> **SET TASK**
A verbatim copy is needed of the lines from the one containing "Reproduce this diagram with TikZ." down to the one containing "(bv3b) -- (bv3t);", inclusive. Print it with no pictures.

----- ENTRIES -----

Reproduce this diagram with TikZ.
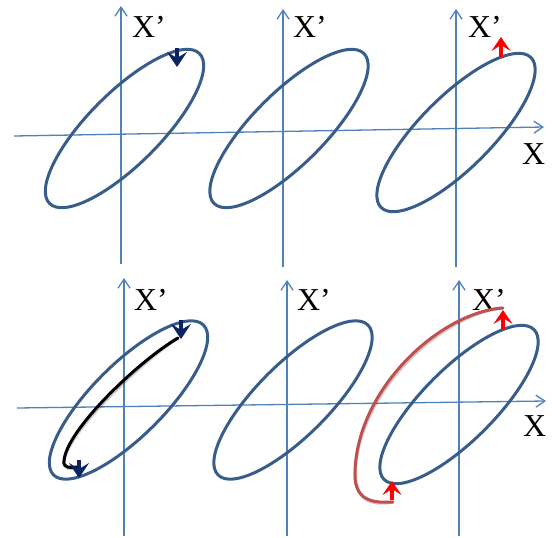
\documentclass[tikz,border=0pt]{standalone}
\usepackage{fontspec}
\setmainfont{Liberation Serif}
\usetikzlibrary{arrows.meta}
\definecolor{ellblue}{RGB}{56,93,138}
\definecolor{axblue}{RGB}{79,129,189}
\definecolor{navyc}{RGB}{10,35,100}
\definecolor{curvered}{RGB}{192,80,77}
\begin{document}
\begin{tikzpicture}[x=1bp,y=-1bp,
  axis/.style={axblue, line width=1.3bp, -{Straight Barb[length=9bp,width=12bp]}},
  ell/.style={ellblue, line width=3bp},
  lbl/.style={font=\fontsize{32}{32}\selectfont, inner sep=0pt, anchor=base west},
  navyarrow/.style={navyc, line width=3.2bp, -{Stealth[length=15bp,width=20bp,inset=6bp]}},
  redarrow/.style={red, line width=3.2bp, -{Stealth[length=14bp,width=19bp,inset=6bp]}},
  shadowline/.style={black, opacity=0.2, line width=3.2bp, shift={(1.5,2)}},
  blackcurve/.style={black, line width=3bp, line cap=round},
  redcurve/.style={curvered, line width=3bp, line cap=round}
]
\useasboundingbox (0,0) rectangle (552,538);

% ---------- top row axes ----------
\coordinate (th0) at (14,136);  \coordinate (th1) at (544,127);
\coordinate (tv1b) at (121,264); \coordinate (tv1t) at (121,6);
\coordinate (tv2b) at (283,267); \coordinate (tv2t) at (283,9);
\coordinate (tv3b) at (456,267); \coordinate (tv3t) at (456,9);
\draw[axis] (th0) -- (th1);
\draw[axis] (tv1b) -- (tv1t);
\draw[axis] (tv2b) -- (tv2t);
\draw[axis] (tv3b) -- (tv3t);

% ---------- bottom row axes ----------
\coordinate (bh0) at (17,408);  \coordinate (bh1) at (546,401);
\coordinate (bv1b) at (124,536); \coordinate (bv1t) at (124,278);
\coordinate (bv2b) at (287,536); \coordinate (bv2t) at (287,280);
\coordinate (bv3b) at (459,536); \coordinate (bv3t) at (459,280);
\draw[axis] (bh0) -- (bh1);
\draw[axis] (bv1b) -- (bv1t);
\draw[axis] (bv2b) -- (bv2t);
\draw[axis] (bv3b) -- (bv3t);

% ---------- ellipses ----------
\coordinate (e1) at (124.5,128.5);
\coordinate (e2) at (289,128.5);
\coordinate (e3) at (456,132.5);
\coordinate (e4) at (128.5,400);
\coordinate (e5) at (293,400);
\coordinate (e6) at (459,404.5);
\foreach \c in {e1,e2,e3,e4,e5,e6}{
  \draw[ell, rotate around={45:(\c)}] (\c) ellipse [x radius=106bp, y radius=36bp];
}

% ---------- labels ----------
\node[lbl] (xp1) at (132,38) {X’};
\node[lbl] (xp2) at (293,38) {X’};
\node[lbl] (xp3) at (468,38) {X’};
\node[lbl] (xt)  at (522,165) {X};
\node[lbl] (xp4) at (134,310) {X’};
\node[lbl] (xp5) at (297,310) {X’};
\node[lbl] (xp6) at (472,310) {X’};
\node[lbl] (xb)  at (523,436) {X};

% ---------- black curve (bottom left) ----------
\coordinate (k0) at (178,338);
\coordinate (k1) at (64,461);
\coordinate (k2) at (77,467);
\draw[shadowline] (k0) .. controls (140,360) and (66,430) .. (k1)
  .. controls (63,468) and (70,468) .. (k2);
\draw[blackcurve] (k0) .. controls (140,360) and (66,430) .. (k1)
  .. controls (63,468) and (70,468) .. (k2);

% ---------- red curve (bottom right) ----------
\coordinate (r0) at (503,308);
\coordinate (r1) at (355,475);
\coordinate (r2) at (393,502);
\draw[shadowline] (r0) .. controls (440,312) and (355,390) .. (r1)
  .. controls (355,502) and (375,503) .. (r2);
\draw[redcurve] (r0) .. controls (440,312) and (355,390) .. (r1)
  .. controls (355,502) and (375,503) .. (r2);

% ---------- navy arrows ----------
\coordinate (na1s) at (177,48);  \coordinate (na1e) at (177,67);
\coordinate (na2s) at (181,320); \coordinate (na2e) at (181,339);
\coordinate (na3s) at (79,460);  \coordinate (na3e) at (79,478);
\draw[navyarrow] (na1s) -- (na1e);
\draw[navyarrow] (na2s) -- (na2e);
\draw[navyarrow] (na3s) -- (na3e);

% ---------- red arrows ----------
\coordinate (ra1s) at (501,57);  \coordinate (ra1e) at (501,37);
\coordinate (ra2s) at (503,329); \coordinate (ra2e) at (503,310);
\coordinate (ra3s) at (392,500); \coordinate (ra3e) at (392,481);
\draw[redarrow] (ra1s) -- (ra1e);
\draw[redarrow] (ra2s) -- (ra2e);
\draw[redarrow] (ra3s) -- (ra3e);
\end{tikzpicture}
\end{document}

-----
----- ENTRIES -----

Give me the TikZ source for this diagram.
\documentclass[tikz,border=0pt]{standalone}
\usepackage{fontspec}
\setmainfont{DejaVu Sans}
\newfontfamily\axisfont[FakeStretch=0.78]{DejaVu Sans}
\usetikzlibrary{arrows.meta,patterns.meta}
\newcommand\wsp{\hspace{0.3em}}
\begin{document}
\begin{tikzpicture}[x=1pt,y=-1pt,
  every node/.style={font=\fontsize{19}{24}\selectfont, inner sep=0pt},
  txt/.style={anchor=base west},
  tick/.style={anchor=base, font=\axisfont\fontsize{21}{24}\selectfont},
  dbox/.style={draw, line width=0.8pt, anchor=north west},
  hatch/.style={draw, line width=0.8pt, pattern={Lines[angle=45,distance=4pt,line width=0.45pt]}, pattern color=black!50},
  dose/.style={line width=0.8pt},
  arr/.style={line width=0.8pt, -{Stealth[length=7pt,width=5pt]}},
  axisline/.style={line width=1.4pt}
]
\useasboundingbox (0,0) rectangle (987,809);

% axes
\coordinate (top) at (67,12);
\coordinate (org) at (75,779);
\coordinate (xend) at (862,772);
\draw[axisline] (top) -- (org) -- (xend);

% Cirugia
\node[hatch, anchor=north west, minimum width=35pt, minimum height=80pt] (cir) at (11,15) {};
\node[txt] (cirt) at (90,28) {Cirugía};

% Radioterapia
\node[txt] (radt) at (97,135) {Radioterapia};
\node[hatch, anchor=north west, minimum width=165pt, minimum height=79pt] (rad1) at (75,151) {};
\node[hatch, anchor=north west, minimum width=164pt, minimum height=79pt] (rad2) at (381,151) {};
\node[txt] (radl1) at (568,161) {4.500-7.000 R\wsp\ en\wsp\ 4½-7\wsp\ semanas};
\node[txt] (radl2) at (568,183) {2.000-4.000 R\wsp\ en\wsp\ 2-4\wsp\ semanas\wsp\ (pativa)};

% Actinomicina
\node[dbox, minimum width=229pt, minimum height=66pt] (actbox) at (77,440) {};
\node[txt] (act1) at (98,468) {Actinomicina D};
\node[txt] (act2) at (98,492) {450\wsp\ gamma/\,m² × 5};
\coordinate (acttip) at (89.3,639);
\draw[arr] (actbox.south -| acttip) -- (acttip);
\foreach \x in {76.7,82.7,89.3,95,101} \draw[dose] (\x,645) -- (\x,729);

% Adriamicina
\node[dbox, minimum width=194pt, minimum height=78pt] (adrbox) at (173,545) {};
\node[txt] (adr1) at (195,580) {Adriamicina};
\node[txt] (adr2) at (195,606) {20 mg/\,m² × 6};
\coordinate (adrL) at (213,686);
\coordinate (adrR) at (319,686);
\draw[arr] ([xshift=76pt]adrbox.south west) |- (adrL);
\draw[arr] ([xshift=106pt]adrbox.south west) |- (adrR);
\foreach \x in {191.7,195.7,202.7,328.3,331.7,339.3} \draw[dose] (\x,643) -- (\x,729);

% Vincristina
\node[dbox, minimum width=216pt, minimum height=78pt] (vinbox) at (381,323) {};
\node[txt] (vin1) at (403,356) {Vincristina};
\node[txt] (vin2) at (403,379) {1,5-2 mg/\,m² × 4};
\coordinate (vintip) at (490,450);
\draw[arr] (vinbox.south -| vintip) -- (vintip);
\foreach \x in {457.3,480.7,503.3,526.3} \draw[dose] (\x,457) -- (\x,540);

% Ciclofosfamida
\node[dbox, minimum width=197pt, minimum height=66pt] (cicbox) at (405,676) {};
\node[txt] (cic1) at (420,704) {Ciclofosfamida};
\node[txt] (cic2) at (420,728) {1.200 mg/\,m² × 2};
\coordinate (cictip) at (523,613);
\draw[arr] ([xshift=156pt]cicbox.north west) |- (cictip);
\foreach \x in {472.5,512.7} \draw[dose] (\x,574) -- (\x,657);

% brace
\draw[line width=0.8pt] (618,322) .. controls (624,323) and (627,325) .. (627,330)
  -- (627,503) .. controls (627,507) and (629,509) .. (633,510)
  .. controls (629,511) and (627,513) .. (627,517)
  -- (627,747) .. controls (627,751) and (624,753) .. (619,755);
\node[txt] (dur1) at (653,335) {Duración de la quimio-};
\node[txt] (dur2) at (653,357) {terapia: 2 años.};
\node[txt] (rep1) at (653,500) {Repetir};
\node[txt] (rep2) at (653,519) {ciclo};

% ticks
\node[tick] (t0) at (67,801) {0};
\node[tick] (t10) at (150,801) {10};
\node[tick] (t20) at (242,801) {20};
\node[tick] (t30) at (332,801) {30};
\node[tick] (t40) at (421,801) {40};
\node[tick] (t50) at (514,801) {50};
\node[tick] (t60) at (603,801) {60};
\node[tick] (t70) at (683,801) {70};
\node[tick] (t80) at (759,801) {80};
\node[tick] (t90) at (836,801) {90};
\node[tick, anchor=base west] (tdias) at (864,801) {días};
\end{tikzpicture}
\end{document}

-----
----- ENTRIES -----

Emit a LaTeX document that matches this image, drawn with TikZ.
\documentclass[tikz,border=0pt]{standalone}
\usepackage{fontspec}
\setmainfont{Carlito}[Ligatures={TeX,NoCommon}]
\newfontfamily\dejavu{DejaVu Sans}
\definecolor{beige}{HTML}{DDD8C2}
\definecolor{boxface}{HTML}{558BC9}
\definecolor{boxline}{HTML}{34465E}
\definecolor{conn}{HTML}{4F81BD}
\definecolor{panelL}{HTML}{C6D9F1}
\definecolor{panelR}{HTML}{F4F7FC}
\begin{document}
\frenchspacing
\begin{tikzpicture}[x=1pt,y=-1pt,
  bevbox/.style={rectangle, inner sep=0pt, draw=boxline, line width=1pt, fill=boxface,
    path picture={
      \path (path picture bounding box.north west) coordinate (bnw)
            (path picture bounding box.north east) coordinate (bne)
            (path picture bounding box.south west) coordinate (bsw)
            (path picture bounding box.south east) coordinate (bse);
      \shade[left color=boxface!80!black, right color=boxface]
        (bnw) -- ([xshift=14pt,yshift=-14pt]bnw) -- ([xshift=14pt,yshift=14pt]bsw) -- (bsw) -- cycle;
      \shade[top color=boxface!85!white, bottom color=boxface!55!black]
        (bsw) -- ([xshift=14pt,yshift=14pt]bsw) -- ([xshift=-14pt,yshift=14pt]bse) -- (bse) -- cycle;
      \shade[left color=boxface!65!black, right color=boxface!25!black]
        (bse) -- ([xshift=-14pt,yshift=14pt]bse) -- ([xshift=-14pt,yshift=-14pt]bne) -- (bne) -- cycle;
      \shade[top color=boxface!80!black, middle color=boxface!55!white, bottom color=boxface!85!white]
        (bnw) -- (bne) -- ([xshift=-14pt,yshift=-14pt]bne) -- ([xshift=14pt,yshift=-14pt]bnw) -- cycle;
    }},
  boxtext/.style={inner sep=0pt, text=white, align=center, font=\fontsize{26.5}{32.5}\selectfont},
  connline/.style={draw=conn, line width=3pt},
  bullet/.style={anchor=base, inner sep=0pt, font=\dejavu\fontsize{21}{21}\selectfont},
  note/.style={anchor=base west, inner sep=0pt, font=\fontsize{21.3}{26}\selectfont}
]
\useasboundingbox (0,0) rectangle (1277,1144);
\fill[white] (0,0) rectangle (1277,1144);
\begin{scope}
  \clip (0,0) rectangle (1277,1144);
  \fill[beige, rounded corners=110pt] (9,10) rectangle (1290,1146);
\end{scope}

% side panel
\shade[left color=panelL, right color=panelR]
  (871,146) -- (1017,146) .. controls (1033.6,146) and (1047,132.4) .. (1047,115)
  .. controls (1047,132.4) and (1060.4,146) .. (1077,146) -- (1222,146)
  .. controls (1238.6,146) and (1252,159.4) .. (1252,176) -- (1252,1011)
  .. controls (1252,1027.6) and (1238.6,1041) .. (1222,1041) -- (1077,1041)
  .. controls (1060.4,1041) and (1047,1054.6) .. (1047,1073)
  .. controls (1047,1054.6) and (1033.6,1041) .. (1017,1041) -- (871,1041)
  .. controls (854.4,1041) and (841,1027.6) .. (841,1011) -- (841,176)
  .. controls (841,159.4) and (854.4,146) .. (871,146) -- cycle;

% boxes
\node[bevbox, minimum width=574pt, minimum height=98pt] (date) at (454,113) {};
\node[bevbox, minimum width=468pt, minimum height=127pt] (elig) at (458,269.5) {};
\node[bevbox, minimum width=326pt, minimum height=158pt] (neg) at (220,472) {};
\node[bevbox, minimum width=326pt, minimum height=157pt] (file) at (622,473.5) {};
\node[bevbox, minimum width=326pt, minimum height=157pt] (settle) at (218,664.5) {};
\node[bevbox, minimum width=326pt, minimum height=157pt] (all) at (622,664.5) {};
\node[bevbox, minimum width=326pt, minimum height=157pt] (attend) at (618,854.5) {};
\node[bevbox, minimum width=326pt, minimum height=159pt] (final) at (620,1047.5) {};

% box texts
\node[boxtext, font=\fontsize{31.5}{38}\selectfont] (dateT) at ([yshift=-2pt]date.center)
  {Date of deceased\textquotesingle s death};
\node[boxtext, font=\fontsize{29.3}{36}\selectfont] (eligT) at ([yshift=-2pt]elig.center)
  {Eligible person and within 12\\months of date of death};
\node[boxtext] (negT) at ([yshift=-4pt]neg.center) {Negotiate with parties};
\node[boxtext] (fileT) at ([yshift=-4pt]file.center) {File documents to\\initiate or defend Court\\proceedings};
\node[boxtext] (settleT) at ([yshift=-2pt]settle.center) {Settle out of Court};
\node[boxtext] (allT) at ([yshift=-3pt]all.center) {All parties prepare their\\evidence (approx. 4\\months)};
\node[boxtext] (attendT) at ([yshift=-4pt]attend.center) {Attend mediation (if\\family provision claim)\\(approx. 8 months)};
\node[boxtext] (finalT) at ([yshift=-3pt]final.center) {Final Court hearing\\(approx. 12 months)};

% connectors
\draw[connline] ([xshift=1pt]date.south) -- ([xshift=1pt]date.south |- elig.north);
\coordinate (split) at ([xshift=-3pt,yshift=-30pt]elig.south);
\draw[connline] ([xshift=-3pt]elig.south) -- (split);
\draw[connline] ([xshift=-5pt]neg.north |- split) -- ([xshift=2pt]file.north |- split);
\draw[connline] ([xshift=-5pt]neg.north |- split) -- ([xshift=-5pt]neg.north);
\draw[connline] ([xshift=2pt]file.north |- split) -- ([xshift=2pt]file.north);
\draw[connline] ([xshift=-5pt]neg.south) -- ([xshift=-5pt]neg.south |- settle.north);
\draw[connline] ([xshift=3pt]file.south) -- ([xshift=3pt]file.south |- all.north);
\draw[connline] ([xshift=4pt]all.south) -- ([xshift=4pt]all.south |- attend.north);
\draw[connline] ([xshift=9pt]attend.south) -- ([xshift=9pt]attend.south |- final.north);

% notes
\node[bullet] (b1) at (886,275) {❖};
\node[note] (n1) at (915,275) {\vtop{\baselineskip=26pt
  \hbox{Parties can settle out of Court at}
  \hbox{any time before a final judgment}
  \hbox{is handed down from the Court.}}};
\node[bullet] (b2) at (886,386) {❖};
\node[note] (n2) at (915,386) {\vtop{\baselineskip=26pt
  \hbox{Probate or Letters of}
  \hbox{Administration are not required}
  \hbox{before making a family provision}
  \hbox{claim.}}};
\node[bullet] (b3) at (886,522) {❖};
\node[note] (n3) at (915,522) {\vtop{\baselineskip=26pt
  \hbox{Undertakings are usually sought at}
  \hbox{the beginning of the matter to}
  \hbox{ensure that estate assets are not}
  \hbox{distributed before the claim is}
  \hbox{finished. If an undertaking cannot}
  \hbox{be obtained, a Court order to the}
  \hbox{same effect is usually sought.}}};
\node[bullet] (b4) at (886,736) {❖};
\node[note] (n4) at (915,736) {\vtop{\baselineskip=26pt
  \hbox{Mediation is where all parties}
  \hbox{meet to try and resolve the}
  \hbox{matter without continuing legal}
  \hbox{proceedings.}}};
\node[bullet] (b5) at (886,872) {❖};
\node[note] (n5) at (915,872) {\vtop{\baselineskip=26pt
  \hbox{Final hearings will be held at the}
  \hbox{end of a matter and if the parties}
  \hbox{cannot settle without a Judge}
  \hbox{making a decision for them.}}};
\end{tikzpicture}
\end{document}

-----

> **RESPONSE BELOW**
Reproduce this diagram with TikZ.
\documentclass[tikz,border=0pt]{standalone}
\usepackage{fontspec}
\setmainfont{Liberation Serif}
\usetikzlibrary{arrows.meta}
\definecolor{ellblue}{RGB}{56,93,138}
\definecolor{axblue}{RGB}{79,129,189}
\definecolor{navyc}{RGB}{10,35,100}
\definecolor{curvered}{RGB}{192,80,77}
\begin{document}
\begin{tikzpicture}[x=1bp,y=-1bp,
  axis/.style={axblue, line width=1.3bp, -{Straight Barb[length=9bp,width=12bp]}},
  ell/.style={ellblue, line width=3bp},
  lbl/.style={font=\fontsize{32}{32}\selectfont, inner sep=0pt, anchor=base west},
  navyarrow/.style={navyc, line width=3.2bp, -{Stealth[length=15bp,width=20bp,inset=6bp]}},
  redarrow/.style={red, line width=3.2bp, -{Stealth[length=14bp,width=19bp,inset=6bp]}},
  shadowline/.style={black, opacity=0.2, line width=3.2bp, shift={(1.5,2)}},
  blackcurve/.style={black, line width=3bp, line cap=round},
  redcurve/.style={curvered, line width=3bp, line cap=round}
]
\useasboundingbox (0,0) rectangle (552,538);

% ---------- top row axes ----------
\coordinate (th0) at (14,136);  \coordinate (th1) at (544,127);
\coordinate (tv1b) at (121,264); \coordinate (tv1t) at (121,6);
\coordinate (tv2b) at (283,267); \coordinate (tv2t) at (283,9);
\coordinate (tv3b) at (456,267); \coordinate (tv3t) at (456,9);
\draw[axis] (th0) -- (th1);
\draw[axis] (tv1b) -- (tv1t);
\draw[axis] (tv2b) -- (tv2t);
\draw[axis] (tv3b) -- (tv3t);

% ---------- bottom row axes ----------
\coordinate (bh0) at (17,408);  \coordinate (bh1) at (546,401);
\coordinate (bv1b) at (124,536); \coordinate (bv1t) at (124,278);
\coordinate (bv2b) at (287,536); \coordinate (bv2t) at (287,280);
\coordinate (bv3b) at (459,536); \coordinate (bv3t) at (459,280);
\draw[axis] (bh0) -- (bh1);
\draw[axis] (bv1b) -- (bv1t);
\draw[axis] (bv2b) -- (bv2t);
\draw[axis] (bv3b) -- (bv3t);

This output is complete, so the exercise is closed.